Typically, when you are leaving to go on vacation or need to take time away from home and cannot take your pet with you, there are plenty of options for boarding or in-home pet sitting to ensure your pet is well taken care of in your absence.

Other times, pet owners face more unique circumstances that call for them to be away for longer periods of time, such as when owners are in the military and need to be away from their pet for months or years at a time.

Dogs on Deployment (DoD) is a national 501(c)3 that was founded in 2011 and finds volunteers to take care of pets of “active duty military, reservists, honorably discharged veterans, first responders and their families.” This allows service members to keep their animals during a time of unpreventable hardship or service commitment, says its website, https://www.dogsondeployment.org. Both dogs and cats in need of boarding are listed on their website.

As someone with pets who has been in the U.S. Army, Ohio Animal Foundation board member April Tully could relate to this situation where you need someone trustworthy to watch after your pet while you are away. When she saw a social media post about a soldier with a pet in need, it motivated her to get involved with the program.

“It is something I can understand and empathize with, so I went to their website to learn more about it and ended up becoming involved,” April says.

Though she had her mom watch her cat while she was away, April said the situation, while convenient, was not ideal because her mom does not like cats. With Dogs on Deployment, owners can select a boarder who is a good fit for their pet.

Since she has become involved with the non-profit in 2014, April has noticed the volunteer process has become more extensive over the years. Initially the process involved registering online and answering several questions.Soldier greeting his cute white dog after long time

“If you have pets, you have to provide their vet records. If you don’t own your home you have
to provide evidence that the pets are allowed to be where you live,” she explained as some examples of the questions a volunteer may see when registering.

Once a pet owner and volunteer are matched up, a meet-and-greet takes place to make sure the home is a good fit for the foster pet, and the parent feels comfortable leaving their pet in that environment. “I have other animals so I have to consider their interactions as well. My pets are used to other animals but if the foster pet isn’t used to cats and dogs, they may not integrate well into the family,” April said. “Then the pet owner goes over everything about their pet that we should know. Our last guest was a cord chewer so his owner provided metal mesh cord covers to protect our electronics.”

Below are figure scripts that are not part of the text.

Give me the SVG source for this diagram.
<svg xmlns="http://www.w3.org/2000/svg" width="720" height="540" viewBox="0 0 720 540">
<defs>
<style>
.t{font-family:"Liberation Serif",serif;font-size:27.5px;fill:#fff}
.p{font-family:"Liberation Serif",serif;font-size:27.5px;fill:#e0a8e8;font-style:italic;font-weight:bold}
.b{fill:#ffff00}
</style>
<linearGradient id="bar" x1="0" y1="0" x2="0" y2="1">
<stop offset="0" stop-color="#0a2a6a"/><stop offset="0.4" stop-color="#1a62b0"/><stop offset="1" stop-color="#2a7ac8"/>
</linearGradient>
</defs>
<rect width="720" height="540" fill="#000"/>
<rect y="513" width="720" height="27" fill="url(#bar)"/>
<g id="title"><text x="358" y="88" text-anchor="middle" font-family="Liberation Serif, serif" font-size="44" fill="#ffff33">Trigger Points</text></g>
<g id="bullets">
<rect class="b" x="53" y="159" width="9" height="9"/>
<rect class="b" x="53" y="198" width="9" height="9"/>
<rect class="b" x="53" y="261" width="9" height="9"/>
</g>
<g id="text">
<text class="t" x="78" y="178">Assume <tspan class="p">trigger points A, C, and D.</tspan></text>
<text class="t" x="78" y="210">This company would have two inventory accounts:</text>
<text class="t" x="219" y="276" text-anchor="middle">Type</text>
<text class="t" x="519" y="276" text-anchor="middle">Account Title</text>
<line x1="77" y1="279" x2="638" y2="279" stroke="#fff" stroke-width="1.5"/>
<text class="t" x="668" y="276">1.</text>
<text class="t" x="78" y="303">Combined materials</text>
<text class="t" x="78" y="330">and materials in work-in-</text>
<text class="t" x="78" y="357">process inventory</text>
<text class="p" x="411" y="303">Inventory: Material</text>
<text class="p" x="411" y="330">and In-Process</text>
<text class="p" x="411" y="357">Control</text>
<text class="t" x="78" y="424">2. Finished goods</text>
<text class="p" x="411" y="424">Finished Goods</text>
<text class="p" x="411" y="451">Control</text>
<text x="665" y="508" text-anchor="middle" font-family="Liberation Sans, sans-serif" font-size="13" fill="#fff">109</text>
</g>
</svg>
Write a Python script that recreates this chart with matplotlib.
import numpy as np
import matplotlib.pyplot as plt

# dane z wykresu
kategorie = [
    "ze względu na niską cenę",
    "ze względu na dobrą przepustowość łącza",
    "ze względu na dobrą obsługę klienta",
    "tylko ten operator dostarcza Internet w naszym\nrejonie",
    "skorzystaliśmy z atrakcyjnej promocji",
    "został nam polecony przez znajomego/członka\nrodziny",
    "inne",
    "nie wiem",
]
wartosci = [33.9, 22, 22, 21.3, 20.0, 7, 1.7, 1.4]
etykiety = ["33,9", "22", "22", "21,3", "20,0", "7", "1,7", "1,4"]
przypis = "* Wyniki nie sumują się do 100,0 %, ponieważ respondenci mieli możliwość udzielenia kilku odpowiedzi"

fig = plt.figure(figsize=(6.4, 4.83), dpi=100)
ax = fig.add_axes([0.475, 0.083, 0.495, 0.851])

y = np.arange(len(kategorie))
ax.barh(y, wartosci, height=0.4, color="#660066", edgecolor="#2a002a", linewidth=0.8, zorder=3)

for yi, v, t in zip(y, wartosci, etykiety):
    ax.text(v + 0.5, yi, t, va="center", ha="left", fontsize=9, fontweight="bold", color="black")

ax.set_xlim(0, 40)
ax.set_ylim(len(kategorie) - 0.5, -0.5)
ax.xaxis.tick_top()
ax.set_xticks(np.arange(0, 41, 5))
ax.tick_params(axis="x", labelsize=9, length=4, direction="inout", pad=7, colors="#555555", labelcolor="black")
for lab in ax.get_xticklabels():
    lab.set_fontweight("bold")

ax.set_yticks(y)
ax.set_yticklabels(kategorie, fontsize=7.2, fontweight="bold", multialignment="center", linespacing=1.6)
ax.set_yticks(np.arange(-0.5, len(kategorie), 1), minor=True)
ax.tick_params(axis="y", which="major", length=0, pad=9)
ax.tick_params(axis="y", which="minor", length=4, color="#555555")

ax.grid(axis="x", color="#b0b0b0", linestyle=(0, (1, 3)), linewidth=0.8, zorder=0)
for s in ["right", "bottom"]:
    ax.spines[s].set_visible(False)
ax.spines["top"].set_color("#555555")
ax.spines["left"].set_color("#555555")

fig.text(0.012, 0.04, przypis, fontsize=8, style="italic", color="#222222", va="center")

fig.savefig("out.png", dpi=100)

As to how quickly the animal adjusts to his or her new living environment, that depends on many factors, such as how similar (or not) their temporary home is to their owner’s home. “If the environment is very similar to their previous home, the adjustment time is shorter. If the pet is highly adaptable, the period can be shorter,” she said.

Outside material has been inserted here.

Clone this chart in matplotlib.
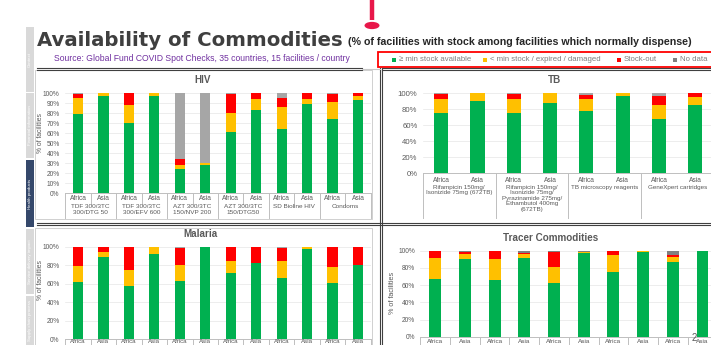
import matplotlib
matplotlib.use("Agg")
import matplotlib.pyplot as plt
import numpy as np
from matplotlib.patches import Rectangle, Circle
from matplotlib.lines import Line2D
from matplotlib.transforms import blended_transform_factory
from matplotlib.ticker import FuncFormatter

plt.rcParams['font.family'] = ['Liberation Sans', 'DejaVu Sans']

# ---- data: % of facilities per stock status, Africa / Asia pairs ----
regions = ["Africa", "Asia"]
status_labels = ["≥ min stock available", "< min stock / expired / damaged", "Stock-out", "No data"]

hiv_groups = ["TDF 300/3TC\n300/DTG 50", "TDF 300/3TC\n300/EFV 600", "AZT 300/3TC\n150/NVP 200",
              "AZT 300/3TC\n150/DTG50", "SD Bioline HIV", "Condoms"]
hiv_ok = [79.5, 97.5, 70, 97.5, 24.5, 28.5, 61, 83.5, 64, 89.5, 74.5, 93.5]
hiv_low = [16, 2.5, 18, 2.5, 4, 2, 19, 11, 22, 5, 17, 4]
hiv_out = [4, 0, 12, 0, 5.5, 0, 19, 5.5, 9.5, 5.5, 7.5, 2.5]
hiv_nodata = [0.5, 0, 0, 0, 66, 69.5, 1, 0, 4.5, 0, 1, 0]

tb_groups = ["Rifampicin 150mg/\nIsonizide 75mg (672TB)",
             "Rifampicin 150mg/\nIsonizide 75mg/\nPyrazinamide 275mg/\nEthambutol 400mg\n(672TB)",
             "TB microscopy reagents", "GeneXpert cartridges"]
tb_ok = [76, 91, 76, 88, 78, 96.5, 68, 85]
tb_low = [16.5, 9, 17.5, 12, 14.5, 3.5, 17, 11]
tb_out = [7, 0, 6, 0, 5, 0, 12, 4]
tb_nodata = [0.5, 0, 0.5, 0, 2.5, 0, 3, 0]

malaria_groups = ["", "", "", "", "", ""]
malaria_ok = [62, 88.5, 57, 92.5, 62.5, 100, 71, 82, 66, 98, 61, 80]
malaria_low = [17, 5.5, 18, 7.5, 18, 0, 13, 0, 18.5, 2, 17.5, 0]
malaria_out = [21, 6, 25, 0, 18, 0, 16, 18, 14, 0, 21, 20]
malaria_nodata = [0, 0, 0, 0, 1.5, 0, 0, 0, 1.5, 0, 0.5, 0]

tracer_groups = ["", "", "", "", ""]
tracer_ok = [67, 90, 65.5, 91, 63, 97, 75, 98.8, 86.5, 100]
tracer_low = [24.5, 6, 25, 5, 18.5, 1.5, 19.5, 1.2, 6.5, 0]
tracer_out = [8.5, 3, 9.5, 1.5, 17.5, 0, 5.5, 0, 1.5, 0]
tracer_nodata = [0, 1, 0, 2.5, 1, 1.5, 0, 0, 5.5, 0]

sidebar_sections = ["Context", "Financial information", "Health products",
                    "Service delivery impact", "Supply chain process"]

GREEN, YELLOW, RED = "#00b050", "#ffc000", "#ff0000"
GREY, DARKGREY = "#a6a6a6", "#808080"
TXT = "#595959"
AXLINE = "#bfbfbf"

W, H = 711, 345
fig = plt.figure(figsize=(W / 100, H / 100), dpi=100)
fig.patch.set_facecolor("white")


def fx(x):
    return x / W


def fy(y):
    return 1 - y / H


def box(x0, y0, x1, y1):
    return [fx(x0), fy(y1), (x1 - x0) / W, (y1 - y0) / H]


def hline(x0, x1, y, color, lw):
    fig.add_artist(Line2D([fx(x0), fx(x1)], [fy(y), fy(y)], color=color, lw=lw))


def vline(x, y0, y1, color, lw):
    fig.add_artist(Line2D([fx(x), fx(x)], [fy(y0), fy(y1)], color=color, lw=lw))


def panel(px, ok, low, out, nodata, nodata_color, step, tick_fs, bar_w):
    ax = fig.add_axes(box(*px))
    n = len(ok)
    x = np.arange(n)
    bottom = np.zeros(n)
    for vals, col in zip([ok, low, out, nodata], [GREEN, YELLOW, RED, nodata_color]):
        vals = np.array(vals, dtype=float)
        ax.bar(x, vals, bar_w, bottom=bottom, color=col, edgecolor="none", zorder=3)
        bottom += vals
    ax.set_xlim(-0.5, n - 0.5)
    ax.set_ylim(0, 100)
    ax.set_yticks(np.arange(0, 101, step))
    ax.yaxis.set_major_formatter(FuncFormatter(lambda v, p: f"{v:.0f}%"))
    ax.tick_params(axis="y", length=0, labelsize=tick_fs, labelcolor=TXT, pad=4)
    ax.set_xticks([])
    ax.grid(axis="y", color="#e6e6e6", lw=0.5, zorder=0)
    for s in ax.spines.values():
        s.set_visible(False)
    return ax


def category_axis(ax, groups, y_axis, y_inner, y_group, y_label, y_group_label, fs, gfs, inner, lsp):
    n = len(groups) * 2
    tr = blended_transform_factory(ax.transData, fig.transFigure)
    ax.plot([-0.5, n - 0.5], [fy(y_axis)] * 2, transform=tr, color=AXLINE, lw=0.7, clip_on=False)
    for k in range(n + 1):
        if k % 2 == 0:
            ax.plot([k - 0.5] * 2, [fy(y_axis), fy(y_group)], transform=tr, color=AXLINE, lw=0.7, clip_on=False)
        elif inner:
            ax.plot([k - 0.5] * 2, [fy(y_axis), fy(y_inner)], transform=tr, color=AXLINE, lw=0.7, clip_on=False)
    for i in range(n):
        ax.text(i, fy(y_label), regions[i % 2], transform=tr, ha="center", va="center",
                fontsize=fs, color=TXT, clip_on=False)
    for g, name in enumerate(groups):
        if name:
            ax.text(2 * g + 0.5, fy(y_group_label), name, transform=tr, ha="center", va="top",
                    fontsize=gfs, color=TXT, linespacing=lsp, clip_on=False)


# ---- slide furniture ----
# left navigation strip
sections_y = [(27, 92), (93, 158), (160, 227), (229, 294), (296, 350)]
for (y0, y1), name in zip(sections_y, sidebar_sections):
    col = "#35486b" if name == "Health products" else "#d9d9d9"
    fig.add_artist(Rectangle((fx(26), fy(y1)), 8 / W, (y1 - y0) / H, transform=fig.transFigure,
                             facecolor=col, edgecolor="none"))
    fig.text(fx(30), fy((y0 + min(y1, 345)) / 2), name, rotation=90, ha="center", va="center",
             fontsize=3.2, color="white")

# pin marker at the top
fig.add_artist(Line2D([fx(372), fx(372)], [fy(0), fy(20)], color="#e8174a", lw=3.2, solid_capstyle="butt"))
fig.add_artist(Circle((fx(372), fy(25.5)), 7.5 / W, transform=fig.transFigure,
                      facecolor="#e8174a", edgecolor="none"))

fig.text(fx(37), fy(46), "Availability of Commodities", family="DejaVu Sans", fontweight="bold",
         fontsize=14.2, color="#3f3f3f", va="baseline")
fig.text(fx(348), fy(45), "(% of facilities with stock among facilities which normally dispense)",
         fontweight="bold", fontsize=7.7, color="#262626", va="baseline")
fig.text(fx(202), fy(58.5), "Source: Global Fund COVID Spot Checks, 35 countries, 15 facilities / country",
         fontsize=6.2, color="#7030a0", ha="center", va="center")

# legend box
fig.add_artist(Rectangle((fx(378), fy(67)), (712 - 378) / W, 15 / H, transform=fig.transFigure,
                         facecolor="none", edgecolor="#ff0000", lw=1.3))
legend_items = [(392, GREEN), (483, YELLOW), (617, RED), (673, DARKGREY)]
for (lx, col), lab in zip(legend_items, status_labels):
    fig.add_artist(Rectangle((fx(lx), fy(61.5)), 4 / W, 4 / H, transform=fig.transFigure,
                             facecolor=col, edgecolor="none"))
    fig.text(fx(lx + 7), fy(59.5), lab, fontsize=5.6, color="#7f7f7f", va="center")

# chart frames and dividers
fig.add_artist(Rectangle((fx(35), fy(219)), (372 - 35) / W, (219 - 70) / H, transform=fig.transFigure,
                         facecolor="none", edgecolor="#d0d0d0", lw=0.7))
fig.add_artist(Rectangle((fx(35), fy(350)), (372 - 35) / W, (350 - 228) / H, transform=fig.transFigure,
                         facecolor="none", edgecolor="#d0d0d0", lw=0.7))
for dy in (0, 2):
    hline(37, 362, 68 + dy, "#404040", 0.8)
    hline(382, 711, 68 + dy, "#404040", 0.8)
    hline(37, 711, 223 + dy, "#404040", 0.8)
    vline(380 + dy, 68, 345, "#404040", 0.8)
hline(362, 380, 69, "#c8c8c8", 0.8)

# ---- HIV ----
ax = panel((65.3, 93.3, 370.7, 193.3), hiv_ok, hiv_low, hiv_out, hiv_nodata, GREY, 10, 4.8, 0.4)
category_axis(ax, hiv_groups, 193.3, 203.5, 218, 199, 204.5, 4.8, 4.6, True, 1.25)
fig.text(fx(203), fy(80), "HIV", fontweight="bold", fontsize=7.1, color=TXT, ha="center", va="center")
fig.text(fx(40), fy(133), "% of facilities", rotation=90, fontsize=4.9, color=TXT, ha="center", va="center")

# ---- TB ----
ax = panel((423.0, 93.3, 713.5, 173.3), tb_ok, tb_low, tb_out, tb_nodata, GREY, 20, 5.6, 0.39)
category_axis(ax, tb_groups, 173.3, 173.3, 218, 180, 184.5, 4.8, 4.5, False, 1.15)
fig.text(fx(555), fy(80), "TB", fontweight="bold", fontsize=7.1, color=TXT, ha="center", va="center")

# ---- Malaria ----
ax = panel((65.3, 246.7, 370.7, 339.0), malaria_ok, malaria_low, malaria_out, malaria_nodata, GREY, 20, 4.8, 0.4)
category_axis(ax, malaria_groups, 339.0, 349, 360, 341.8, 352, 4.4, 4.6, True, 1.25)
fig.text(fx(200), fy(234), "Malaria", fontweight="bold", fontsize=7.1, color=TXT, ha="center", va="center")
fig.text(fx(40), fy(280), "% of facilities", rotation=90, fontsize=4.9, color=TXT, ha="center", va="center")

# ---- Tracer commodities ----
ax = panel((420.4, 250.7, 717.3, 336.7), tracer_ok, tracer_low, tracer_out, tracer_nodata, DARKGREY, 20, 4.8, 0.4)
category_axis(ax, tracer_groups, 336.7, 347, 360, 341.2, 352, 4.6, 4.6, True, 1.25)
fig.text(fx(551), fy(238), "Tracer Commodities", fontweight="bold", fontsize=7.1, color=TXT, ha="center", va="center")
fig.text(fx(392), fy(293), "% of facilities", rotation=90, fontsize=5.2, color=TXT, ha="center", va="center")

fig.text(fx(694), fy(338), "2", fontsize=7, color=TXT, ha="center", va="center")

fig.savefig("out.png", dpi=100, facecolor="white")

For example, her first foster was a very social cat, and so getting along with April’s cats was fine, but the cat was not used to dogs. She said it took him about two days to adjust, while her second foster kitty took about two weeks to adjust because while the cat was social, he came from a solitary environment and was not used to having two dogs and a cat around.

According to the Dogs on Deployment website, the nonprofit’s beginnings were borne out of necessity. Co-founder Alisa Johnson, also listed as DoD’s president, and her husband faced military assignments but needed someone to care for their Australian Shepherd. While they eventually found someone to take care of their dog, it made them wonder how many other military families dealt with the same issue.

From the DoD website: “Recognizing the sacrifices made by those who serve our nation, our organization was born out of the desire to provide assistance, resources and a sense of community to military families and their furry friends. Over the years, our commitment has grown stronger, as has our impact. We have proudly facilitated pet care arrangements, emergency assistance, foster placements and reunifications for countless military families across the nation.”

April says the most rewarding part is being able to help someone in need that may have to otherwise surrender their pet to a shelter.

“You love those pets while you have them. It’s like loving your nieces and nephews. They aren’t yours – they have a home. It doesn’t mean you can’t love them,” she said.